In my executive leadership classes, participants have asked why — with the escalation of digitization and renewed strategies during the pandemic — some leaders continue to lag and fail to embrace this capability. Participants agreed that this can be attributed to the leader’s own mindset — in particular, to how they are adapting to the reality that all strategies now have a shorter shelf life, no matter how successful they have been in the past.

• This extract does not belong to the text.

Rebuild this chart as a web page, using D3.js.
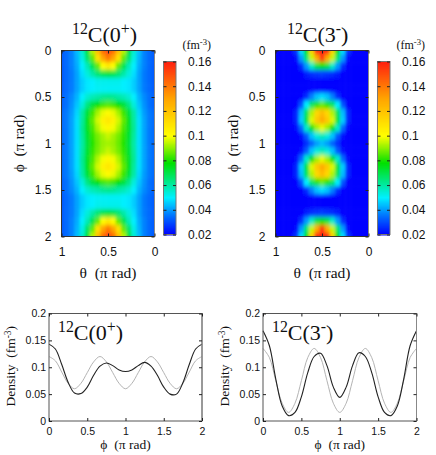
<!DOCTYPE html>
<html>
<head>
<meta charset="utf-8">
<script src="https://cdn.jsdelivr.net/npm/d3@7"></script>
<style>
body { margin: 0; background: #fff; }
svg { display: block; }
text { fill: #111; }
.num { font-family: "Liberation Sans", sans-serif; }
.ser { font-family: "Liberation Serif", serif; }
</style>
</head>
<body>
<div id="chart-area"></div>
<script>
// density, in 10^-3 fm^-3
// one row per phi step of 1/12 pi, columns run across theta
const map0 = [
	[32,34,37,44,55,72,94,122,142,152,142,122,94,72,55,44,37,34,32],
	[32,34,37,43,53,67,86,110,130,140,130,110,86,67,53,43,37,34,32],
	[32,34,37,42,50,58,70,86,100,107,100,86,70,58,50,42,37,34,32],
	[32,34,36,41,48,54,60,66,70,72,70,66,60,54,48,41,36,34,32],
	[32,34,36,41,46,49,50,52,52,52,52,52,50,49,46,41,36,34,32],
	[32,34,36,41,46,49,50,51,51,51,51,51,50,49,46,41,36,34,32],
	[33,35,38,43,50,55,58,60,62,63,62,60,58,55,50,43,38,35,33],
	[33,35,39,45,54,64,72,78,83,85,83,78,72,64,54,45,39,35,33],
	[34,36,40,47,60,72,83,92,98,101,98,92,83,72,60,47,40,36,34],
	[34,36,41,48,61,75,86,96,104,108,104,96,86,75,61,48,41,36,34],
	[34,36,41,48,62,74,84,93,99,102,99,93,84,74,62,48,41,36,34],
	[34,36,41,48,61,73,82,88,92,95,92,88,82,73,61,48,41,36,34],
	[34,36,41,48,60,72,81,87,91,92,91,87,81,72,60,48,41,36,34],
	[34,36,41,48,61,73,82,88,92,95,92,88,82,73,61,48,41,36,34],
	[34,36,41,48,62,74,84,93,99,102,99,93,84,74,62,48,41,36,34],
	[34,36,41,48,61,75,86,96,104,108,104,96,86,75,61,48,41,36,34],
	[34,36,40,47,60,72,83,92,98,101,98,92,83,72,60,47,40,36,34],
	[33,35,39,45,54,64,72,78,83,85,83,78,72,64,54,45,39,35,33],
	[33,35,38,43,50,55,58,60,62,63,62,60,58,55,50,43,38,35,33],
	[32,34,36,41,46,49,50,51,51,51,51,51,50,49,46,41,36,34,32],
	[32,34,36,41,46,49,50,52,52,52,52,52,50,49,46,41,36,34,32],
	[32,34,36,41,48,54,60,66,70,72,70,66,60,54,48,41,36,34,32],
	[32,34,37,42,50,58,70,86,100,107,100,86,70,58,50,42,37,34,32],
	[32,34,37,43,53,67,86,110,130,140,130,110,86,67,53,43,37,34,32],
	[32,34,37,44,55,72,94,122,142,152,142,122,94,72,55,44,37,34,32]
]
const map3 = [
	[14,14,15,18,27,48,78,115,165,190,165,115,78,48,27,18,15,14,14],
	[14,14,15,16,22,40,66,95,128,155,128,95,66,40,22,16,15,14,14],
	[14,14,15,15,17,26,40,56,70,78,70,56,40,26,17,15,15,14,14],
	[13,13,14,15,17,20,24,26,27,28,27,26,24,20,17,15,14,13,13],
	[12,12,12,12,12,12,12,12,12,12,12,12,12,12,12,12,12,12,12],
	[13,13,14,14,15,16,18,19,20,20,20,19,18,16,15,14,14,13,13],
	[13,13,14,15,15,19,26,37,45,48,45,37,26,19,15,15,14,13,13],
	[14,14,15,15,20,31,50,67,81,87,81,67,50,31,20,15,15,14,14],
	[14,14,15,17,25,44,68,93,113,122,113,93,68,44,25,17,15,14,14],
	[14,14,15,17,25,46,71,97,118,128,118,97,71,46,25,17,15,14,14],
	[14,14,15,16,21,34,56,76,92,98,92,76,56,34,21,16,15,14,14],
	[14,14,14,15,16,22,32,45,54,58,54,45,32,22,16,15,14,14,14],
	[14,14,14,14,16,20,26,33,40,44,40,33,26,20,16,14,14,14,14],
	[14,14,14,15,16,22,32,45,54,58,54,45,32,22,16,15,14,14,14],
	[14,14,15,16,21,34,56,76,92,98,92,76,56,34,21,16,15,14,14],
	[14,14,15,17,25,46,71,97,118,128,118,97,71,46,25,17,15,14,14],
	[14,14,15,17,25,44,68,93,113,122,113,93,68,44,25,17,15,14,14],
	[14,14,15,15,20,31,50,67,81,87,81,67,50,31,20,15,15,14,14],
	[13,13,14,15,15,19,26,37,45,48,45,37,26,19,15,15,14,13,13],
	[13,13,14,14,15,16,18,19,20,20,20,19,18,16,15,14,14,13,13],
	[12,12,12,12,12,12,12,12,12,12,12,12,12,12,12,12,12,12,12],
	[13,13,14,15,17,20,24,26,27,28,27,26,24,20,17,15,14,13,13],
	[14,14,15,15,17,26,40,56,70,78,70,56,40,26,17,15,15,14,14],
	[14,14,15,16,22,40,66,95,128,155,128,95,66,40,22,16,15,14,14],
	[14,14,15,18,27,48,78,115,165,190,165,115,78,48,27,18,15,14,14]
]

// line plots, same phi steps
const phiSteps = [0,1/12,2/12,3/12,4/12,5/12,6/12,7/12,8/12,9/12,10/12,11/12,1,13/12,14/12,15/12,16/12,17/12,18/12,19/12,20/12,21/12,22/12,23/12,2]
const black0 = [.143,.134,.105,.072,.052,.051,.063,.085,.102,.108,.103,.095,.092,.095,.103,.109,.102,.085,.063,.05,.05,.071,.105,.134,.143]
const grey0 = [.12,.112,.091,.07,.06,.07,.09,.11,.12,.11,.09,.07,.06,.07,.09,.11,.12,.11,.09,.07,.06,.07,.091,.112,.12]
const black3 = [.168,.14,.078,.028,.01,.016,.045,.09,.12,.126,.103,.063,.044,.063,.103,.127,.12,.09,.045,.016,.01,.028,.078,.14,.168]
const grey3 = [.135,.118,.075,.033,.016,.033,.075,.118,.135,.118,.075,.033,.016,.033,.075,.118,.135,.118,.075,.033,.016,.033,.075,.118,.135]

const thetaTicks = [1, 0.5, 0]
const phiTicks = [0, 0.5, 1, 1.5, 2]
const colorTicks = [0.02, 0.04, 0.06, 0.08, 0.1, 0.12, 0.14, 0.16]
const densityTicks = [0, 0.05, 0.1, 0.15, 0.2]
const lineTicks = [0, 0.5, 1, 1.5, 2]

const color = d3.scaleLinear()
	.domain([0.02, 0.035, 0.05, 0.078, 0.1, 0.13, 0.16])
	.range(["#0000ff", "#0070ff", "#00f0ff", "#00e000", "#ffff00", "#ffa500", "#ff2010"])
	.clamp(true)

const svg = d3.select("#chart-area").append("svg")
	.attr("width", 436)
	.attr("height", 455)

const defs = svg.append("defs")
defs.append("filter")
	.attr("id", "soft")
	.attr("filterUnits", "userSpaceOnUse")
	.attr("x", 0).attr("y", 0).attr("width", 436).attr("height", 455)
	.append("feGaussianBlur")
	.attr("stdDeviation", "1.5 2.1")

function styleAxis(a, col) {
	a.select(".domain").remove()
	a.selectAll(".tick line").attr("stroke", col || "#222")
	a.selectAll("text").attr("class", "num").style("font-size", "12px")
}

// 12C(0+) style label, the charge sign and mass number are raised
function isotope(parent, x, y, size, spin, sign) {
	const t = parent.append("text")
		.attr("class", "ser")
		.attr("x", x).attr("y", y)
		.style("font-size", size + "px")
	t.append("tspan").attr("dy", -size * 0.36).style("font-size", size * 0.72 + "px").text("12")
	t.append("tspan").attr("dy", size * 0.36).text("C(" + spin)
	t.append("tspan").attr("dy", -size * 0.38).style("font-size", size * 0.72 + "px").text(sign)
	t.append("tspan").attr("dy", size * 0.38).text(")")
}

function unitLabel(parent, x, y, size) {
	const t = parent.append("text").attr("class", "ser")
		.attr("x", x).attr("y", y).style("font-size", size + "px")
	t.append("tspan").text("(fm")
	t.append("tspan").attr("dy", -4).style("font-size", size * 0.72 + "px").text("-3")
	t.append("tspan").attr("dy", 4).text(")")
}

function heatPanel(id, grid, left, right, barLeft, spin, sign, titleX) {
	const top = 50.5, bottom = 236.5
	const x = d3.scaleLinear().domain([1, 0]).range([left, right])
	const y = d3.scaleLinear().domain([0, 2]).range([top, bottom])
	const rows = grid.length, cols = grid[0].length
	const th = d3.range(cols).map(i => 1 - i / (cols - 1))

	defs.append("clipPath").attr("id", "clip" + id).append("rect")
		.attr("x", left).attr("y", top)
		.attr("width", right - left).attr("height", bottom - top)

	const cells = svg.append("g").attr("clip-path", `url(#clip${id})`)
		.append("g").attr("filter", "url(#soft)")
	const dx = (right - left) / (cols - 1), dy = (bottom - top) / (rows - 1)
	grid.forEach((row, r) => {
		row.forEach((v, c) => {
			// outer cells run past the clip so the blur keeps its colour at the border
			const x0 = c === 0 ? x(th[c]) - 12 : x(th[c]) - dx / 2
			const x1 = c === cols - 1 ? x(th[c]) + 12 : x(th[c]) + dx / 2
			const y0 = r === 0 ? y(phiSteps[r]) - 12 : y(phiSteps[r]) - dy / 2
			const y1 = r === rows - 1 ? y(phiSteps[r]) + 12 : y(phiSteps[r]) + dy / 2
			cells.append("rect")
				.attr("x", x0).attr("y", y0)
				.attr("width", x1 - x0 + 0.5).attr("height", y1 - y0 + 0.5)
				.attr("fill", color(v / 1000))
		})
	})

	// frame and ticks
	svg.append("rect").attr("x", left).attr("y", top)
		.attr("width", right - left).attr("height", bottom - top)
		.attr("fill", "none").attr("stroke", "#333").attr("stroke-width", 1)
	svg.append("line").attr("x1", right).attr("x2", right).attr("y1", top).attr("y2", bottom)
		.attr("stroke", "#888")

	const yAxis = svg.append("g").attr("transform", `translate(${left},0)`)
		.call(d3.axisLeft(y).tickValues(phiTicks).tickSize(-3).tickPadding(10).tickFormat(d3.format("")))
	styleAxis(yAxis)
	svg.append("g").attr("transform", `translate(${right},0)`)
		.call(d3.axisRight(y).tickValues(phiTicks).tickSize(-3).tickFormat(""))
		.call(a => styleAxis(a))
	const xAxis = svg.append("g").attr("transform", `translate(0,${bottom})`)
		.call(d3.axisBottom(x).tickValues(thetaTicks).tickSize(-3).tickPadding(11).tickFormat(d3.format("")))
	styleAxis(xAxis)
	svg.append("g").attr("transform", `translate(0,${top})`)
		.call(d3.axisTop(x).tickValues(thetaTicks).tickSize(-3).tickFormat(""))
		.call(a => styleAxis(a))

	svg.append("text").attr("class", "ser")
		.attr("x", (left + right) / 2).attr("y", 278)
		.attr("text-anchor", "middle").style("font-size", "15.5px")
		.text("θ  (π rad)").attr("xml:space", "preserve")
	svg.append("text").attr("class", "ser")
		.attr("transform", `translate(${left - 38},${(top + bottom) / 2}) rotate(-90)`)
		.attr("text-anchor", "middle").style("font-size", "15.5px")
		.text("ϕ  (π rad)").attr("xml:space", "preserve")

	isotope(svg, titleX, 42, 22, spin, sign)

	// colour bar
	const barW = 12.5
	const cy = d3.scaleLinear().domain([0.02, 0.16]).range([234.5, 61.5])
	const bar = svg.append("g")
	d3.range(20, 160).forEach(m => {
		const v = m / 1000
		bar.append("rect")
			.attr("x", barLeft).attr("y", cy(v + 0.001))
			.attr("width", barW).attr("height", cy(v) - cy(v + 0.001) + 1)
			.attr("fill", color(v))
	})
	svg.append("rect").attr("x", barLeft).attr("y", 61.5)
		.attr("width", barW).attr("height", 173)
		.attr("fill", "none").attr("stroke", "#777")
	const cAxis = svg.append("g").attr("transform", `translate(${barLeft + barW},0)`)
		.call(d3.axisRight(cy).tickValues(colorTicks).tickSize(-3).tickPadding(12).tickFormat(d3.format("")))
	styleAxis(cAxis)
	svg.append("g").attr("transform", `translate(${barLeft},0)`)
		.call(d3.axisLeft(cy).tickValues(colorTicks).tickSize(-3).tickFormat(""))
		.call(a => styleAxis(a))
	unitLabel(svg, barLeft + 19, 49, 12)
}

function linePanel(black, grey, left, right, spin, sign, titleX) {
	const top = 313.5, bottom = 421
	const x = d3.scaleLinear().domain([0, 2]).range([left, right])
	const y = d3.scaleLinear().domain([0, 0.2]).range([bottom, top])
	const line = d3.line()
		.x((d, i) => x(phiSteps[i]))
		.y(d => y(d))
		.curve(d3.curveCatmullRom.alpha(0.5))

	svg.append("path").attr("d", line(grey))
		.attr("fill", "none").attr("stroke", "#aaa").attr("stroke-width", 0.9)
	svg.append("path").attr("d", line(black))
		.attr("fill", "none").attr("stroke", "#222").attr("stroke-width", 1.1)

	svg.append("rect").attr("x", left).attr("y", top)
		.attr("width", right - left).attr("height", bottom - top)
		.attr("fill", "none").attr("stroke", "#555").attr("stroke-width", 1)
	svg.append("line").attr("x1", right).attr("x2", right).attr("y1", top).attr("y2", bottom)
		.attr("stroke", "#888")

	const yAxis = svg.append("g").attr("transform", `translate(${left},0)`)
		.call(d3.axisLeft(y).tickValues(densityTicks).tickSize(-3).tickPadding(3).tickFormat(d3.format("")))
	styleAxis(yAxis)
	yAxis.selectAll("text").style("font-size", "10.5px")
	svg.append("g").attr("transform", `translate(${right},0)`)
		.call(d3.axisRight(y).tickValues(densityTicks).tickSize(-3).tickFormat(""))
		.call(a => styleAxis(a))
	const xAxis = svg.append("g").attr("transform", `translate(0,${bottom})`)
		.call(d3.axisBottom(x).tickValues(lineTicks).tickSize(-3).tickPadding(7).tickFormat(d3.format("")))
	styleAxis(xAxis)
	xAxis.selectAll("text").style("font-size", "10.5px")
	svg.append("g").attr("transform", `translate(0,${top})`)
		.call(d3.axisTop(x).tickValues(lineTicks).tickSize(-3).tickFormat(""))
		.call(a => styleAxis(a))

	svg.append("text").attr("class", "ser")
		.attr("x", (left + right) / 2).attr("y", 449)
		.attr("text-anchor", "middle").style("font-size", "13.5px")
		.text("ϕ  (π rad)").attr("xml:space", "preserve")

	const yl = svg.append("text").attr("class", "ser")
		.attr("transform", `translate(${left - 34},${(top + bottom) / 2 - 1}) rotate(-90)`)
		.attr("text-anchor", "middle").style("font-size", "13.5px")
		.attr("xml:space", "preserve")
	yl.append("tspan").text("Density  (fm")
	yl.append("tspan").attr("dy", -4).style("font-size", "9.5px").text("-3")
	yl.append("tspan").attr("dy", 4).text(")")

	isotope(svg, titleX, 340, 22, spin, sign)
}

heatPanel("a", map0, 61.5, 154.5, 163.5, "0", "+", 72)
heatPanel("b", map3, 275.5, 368.5, 377.5, "3", "-", 287)
linePanel(black0, grey0, 49, 202, "0", "+", 58)
linePanel(black3, grey3, 263, 416.5, "3", "-", 272)
</script>
</body>
</html>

The preponderance of caution we see among some leaders is somewhat understandable, especially if one considers the challenge of moving ahead on strategies while at the same time reducing the uncertainty and instability experienced by stakeholders. Managing the tension between daily, monthly and quarterly actions with what is right for the longer term is difficult, but quick action is now essential: Leaders must be able to ‘see around corners,’ anticipate what lies ahead and prepare for the unexpected. And lest you think this is a passing phase, rest assured: today’s challenging leadership environment is not going to disappear anytime soon.

 

Tiff Macklem spoke insightfully of “seeing ahead” while anticipating risk:

Both the global financial crisis, and before that the Great Depression, illustrate the knock-on effect of decisions taken during difficult times; they can inadvertently trigger outcomes not intended or fully anticipated. The global financial crisis triggered a sovereign debt crisis in Europe and fuelled a rise in populism in many Western countries. That’s why leaders must think today of what tomorrow’s problem will be. You have to get ahead of crises to stop them.

 

Janice Gross Stein, founding director of the University of Toronto’s Munk School of Global Affairs and Public Policy, added further insights on short-termism and risk signals:

Risk is part and parcel of strategic agility. Thinking ahead means you don’t have perfect knowledge of the future; whatever strategy you pursue will inevitably involve risk. As I learned from a Standard Oil CEO many years ago, the biggest challenge for leaders is thinking two, three or more years ahead, not today. For most of us, thinking five years ahead seems almost impossible. Could anyone in 2018 have anticipated where we are today, in a global pandemic, for example?

 

Janice also connects strategic agility with problem-solving when those around you are stymied:

A senior CEO in the health sector had an institutional problem: a high rate of falls at the hospital. Some board members proposed an inclusive group from all levels of staff, including housekeepers and maintenance, to try and solve the problem. The group was asked, If you were trying to maximize the rate of falls, what would you do? A housekeeper said she’d wash the floor at 9:00 a.m., when all medical staff were doing their rounds. Within 30 minutes, solutions were found in a dozen areas. Leaders need to move people out of the boxes they’re in. When they look in from the outside, they see solutions.

 

In closing

Every leader can learn to be more intentional and deliberate and less reliant on pure instinct or gut feeling. The principles discussed herein indicate just a few ways you can chart your own path to intentional leadership. The paths are many: You might want to pick one or two of the Big 8 to focus on, or you might vow to do more of the highly effective things you are already doing. This is your personal journey, after all. And while the Big 8 capabilities are not a panacea, one thing is certain: If embraced with intention, the Big 8 will increase your leadership impact. 

 


Rose M. Patten, O.C., is Chancellor of the University of Toronto, Adjunct Professor at the Rotman School of Management, Special Advisor to the CEO and Senior Executives at BMO Financial Group and Honourary Colonel for the Canadian Armed Forces College. She is the author of Intentional Leadership: The Big 8 Capabilities Setting Leaders Apart (Aevo UTP, 2023). This article is an adapted excerpt from the book.